Given request. Exclude the pictures and return every line exactly as written.

BEGIN

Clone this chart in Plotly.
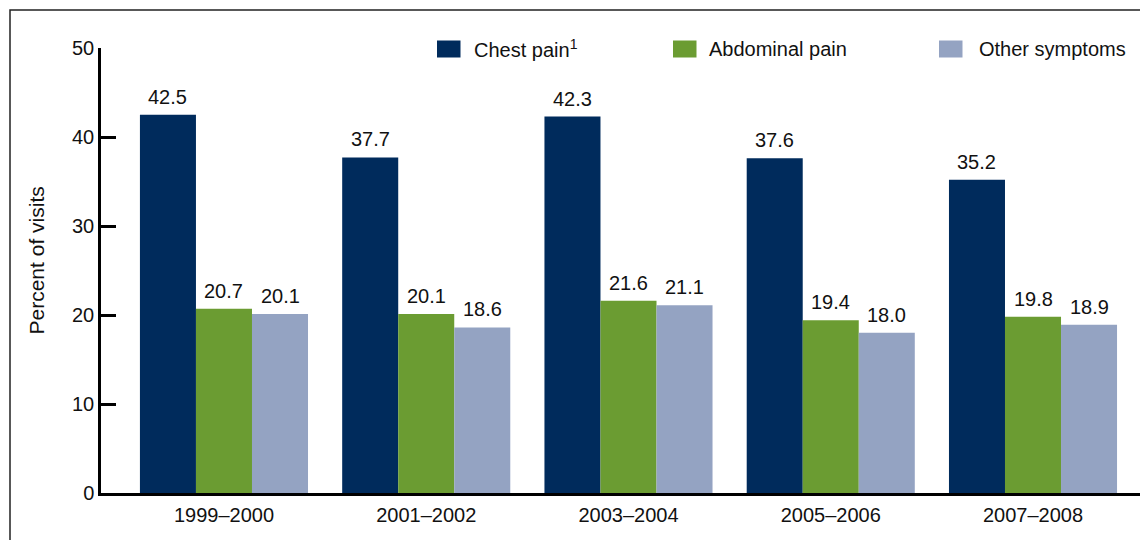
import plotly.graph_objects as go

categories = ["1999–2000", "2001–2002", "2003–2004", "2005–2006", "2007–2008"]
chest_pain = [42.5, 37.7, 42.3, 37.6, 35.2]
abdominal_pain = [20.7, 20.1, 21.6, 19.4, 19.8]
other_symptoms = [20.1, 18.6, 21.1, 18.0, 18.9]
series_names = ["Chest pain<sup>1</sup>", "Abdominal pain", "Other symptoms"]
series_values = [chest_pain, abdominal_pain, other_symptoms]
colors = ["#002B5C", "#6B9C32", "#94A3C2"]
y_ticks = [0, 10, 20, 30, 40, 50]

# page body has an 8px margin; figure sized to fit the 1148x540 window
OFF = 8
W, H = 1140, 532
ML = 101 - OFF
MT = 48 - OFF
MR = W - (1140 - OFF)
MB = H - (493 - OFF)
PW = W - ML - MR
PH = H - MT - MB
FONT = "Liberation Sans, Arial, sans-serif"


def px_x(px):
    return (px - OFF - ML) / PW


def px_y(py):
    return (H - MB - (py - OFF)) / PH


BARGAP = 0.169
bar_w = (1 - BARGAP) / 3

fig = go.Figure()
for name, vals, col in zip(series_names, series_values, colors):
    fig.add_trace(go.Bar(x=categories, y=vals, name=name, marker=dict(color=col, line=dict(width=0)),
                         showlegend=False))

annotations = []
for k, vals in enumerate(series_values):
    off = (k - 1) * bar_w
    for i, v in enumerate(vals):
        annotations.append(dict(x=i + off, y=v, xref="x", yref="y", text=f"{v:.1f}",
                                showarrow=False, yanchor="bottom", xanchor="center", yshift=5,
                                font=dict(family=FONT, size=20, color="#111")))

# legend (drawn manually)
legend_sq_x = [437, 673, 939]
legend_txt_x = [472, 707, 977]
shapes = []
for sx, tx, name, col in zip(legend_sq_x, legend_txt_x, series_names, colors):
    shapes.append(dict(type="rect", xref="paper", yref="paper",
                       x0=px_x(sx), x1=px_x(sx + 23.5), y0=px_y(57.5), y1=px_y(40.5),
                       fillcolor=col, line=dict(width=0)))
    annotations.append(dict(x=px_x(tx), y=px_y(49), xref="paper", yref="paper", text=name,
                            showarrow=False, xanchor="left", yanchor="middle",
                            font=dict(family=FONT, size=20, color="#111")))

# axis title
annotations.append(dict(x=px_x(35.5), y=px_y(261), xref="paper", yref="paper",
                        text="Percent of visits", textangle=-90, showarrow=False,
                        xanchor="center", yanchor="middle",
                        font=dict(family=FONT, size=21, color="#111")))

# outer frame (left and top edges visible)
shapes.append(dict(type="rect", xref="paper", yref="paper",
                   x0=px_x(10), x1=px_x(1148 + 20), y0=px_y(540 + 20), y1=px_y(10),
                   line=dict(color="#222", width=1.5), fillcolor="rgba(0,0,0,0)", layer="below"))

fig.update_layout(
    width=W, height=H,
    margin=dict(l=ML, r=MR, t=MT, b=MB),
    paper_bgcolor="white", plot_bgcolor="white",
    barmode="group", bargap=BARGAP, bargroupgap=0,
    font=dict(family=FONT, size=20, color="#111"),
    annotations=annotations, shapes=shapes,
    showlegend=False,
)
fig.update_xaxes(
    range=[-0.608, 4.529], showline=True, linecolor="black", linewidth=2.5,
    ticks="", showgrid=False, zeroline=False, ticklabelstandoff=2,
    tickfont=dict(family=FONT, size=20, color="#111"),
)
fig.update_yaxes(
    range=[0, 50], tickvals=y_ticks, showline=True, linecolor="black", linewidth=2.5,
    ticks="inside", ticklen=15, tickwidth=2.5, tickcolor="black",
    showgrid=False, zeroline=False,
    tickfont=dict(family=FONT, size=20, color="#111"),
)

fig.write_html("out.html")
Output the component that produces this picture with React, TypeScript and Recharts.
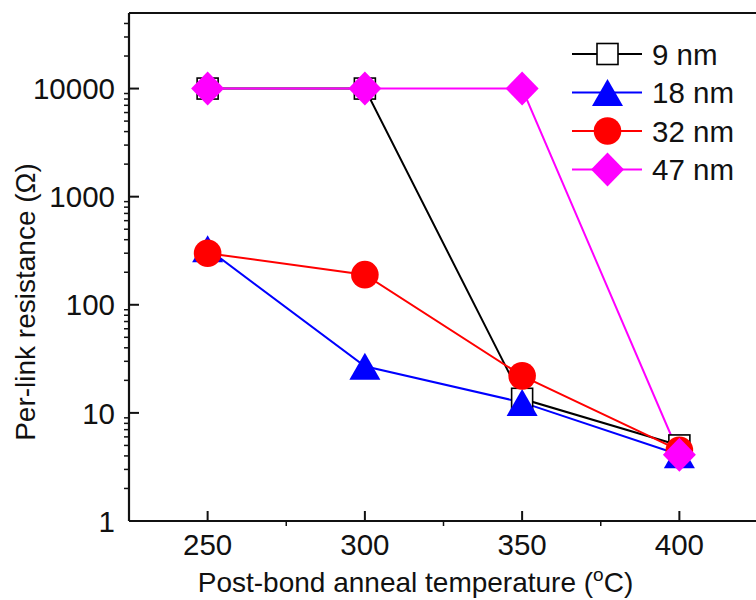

END

Solution to this exercise.
Clone this chart in Plotly.
import plotly.graph_objects as go

categories = ["1999–2000", "2001–2002", "2003–2004", "2005–2006", "2007–2008"]
chest_pain = [42.5, 37.7, 42.3, 37.6, 35.2]
abdominal_pain = [20.7, 20.1, 21.6, 19.4, 19.8]
other_symptoms = [20.1, 18.6, 21.1, 18.0, 18.9]
series_names = ["Chest pain<sup>1</sup>", "Abdominal pain", "Other symptoms"]
series_values = [chest_pain, abdominal_pain, other_symptoms]
colors = ["#002B5C", "#6B9C32", "#94A3C2"]
y_ticks = [0, 10, 20, 30, 40, 50]

# page body has an 8px margin; figure sized to fit the 1148x540 window
OFF = 8
W, H = 1140, 532
ML = 101 - OFF
MT = 48 - OFF
MR = W - (1140 - OFF)
MB = H - (493 - OFF)
PW = W - ML - MR
PH = H - MT - MB
FONT = "Liberation Sans, Arial, sans-serif"


def px_x(px):
    return (px - OFF - ML) / PW


def px_y(py):
    return (H - MB - (py - OFF)) / PH


BARGAP = 0.169
bar_w = (1 - BARGAP) / 3

fig = go.Figure()
for name, vals, col in zip(series_names, series_values, colors):
    fig.add_trace(go.Bar(x=categories, y=vals, name=name, marker=dict(color=col, line=dict(width=0)),
                         showlegend=False))

annotations = []
for k, vals in enumerate(series_values):
    off = (k - 1) * bar_w
    for i, v in enumerate(vals):
        annotations.append(dict(x=i + off, y=v, xref="x", yref="y", text=f"{v:.1f}",
                                showarrow=False, yanchor="bottom", xanchor="center", yshift=5,
                                font=dict(family=FONT, size=20, color="#111")))

# legend (drawn manually)
legend_sq_x = [437, 673, 939]
legend_txt_x = [472, 707, 977]
shapes = []
for sx, tx, name, col in zip(legend_sq_x, legend_txt_x, series_names, colors):
    shapes.append(dict(type="rect", xref="paper", yref="paper",
                       x0=px_x(sx), x1=px_x(sx + 23.5), y0=px_y(57.5), y1=px_y(40.5),
                       fillcolor=col, line=dict(width=0)))
    annotations.append(dict(x=px_x(tx), y=px_y(49), xref="paper", yref="paper", text=name,
                            showarrow=False, xanchor="left", yanchor="middle",
                            font=dict(family=FONT, size=20, color="#111")))

# axis title
annotations.append(dict(x=px_x(35.5), y=px_y(261), xref="paper", yref="paper",
                        text="Percent of visits", textangle=-90, showarrow=False,
                        xanchor="center", yanchor="middle",
                        font=dict(family=FONT, size=21, color="#111")))

# outer frame (left and top edges visible)
shapes.append(dict(type="rect", xref="paper", yref="paper",
                   x0=px_x(10), x1=px_x(1148 + 20), y0=px_y(540 + 20), y1=px_y(10),
                   line=dict(color="#222", width=1.5), fillcolor="rgba(0,0,0,0)", layer="below"))

fig.update_layout(
    width=W, height=H,
    margin=dict(l=ML, r=MR, t=MT, b=MB),
    paper_bgcolor="white", plot_bgcolor="white",
    barmode="group", bargap=BARGAP, bargroupgap=0,
    font=dict(family=FONT, size=20, color="#111"),
    annotations=annotations, shapes=shapes,
    showlegend=False,
)
fig.update_xaxes(
    range=[-0.608, 4.529], showline=True, linecolor="black", linewidth=2.5,
    ticks="", showgrid=False, zeroline=False, ticklabelstandoff=2,
    tickfont=dict(family=FONT, size=20, color="#111"),
)
fig.update_yaxes(
    range=[0, 50], tickvals=y_ticks, showline=True, linecolor="black", linewidth=2.5,
    ticks="inside", ticklen=15, tickwidth=2.5, tickcolor="black",
    showgrid=False, zeroline=False,
    tickfont=dict(family=FONT, size=20, color="#111"),
)

fig.write_html("out.html")
Output the component that produces this picture with React, TypeScript and Recharts.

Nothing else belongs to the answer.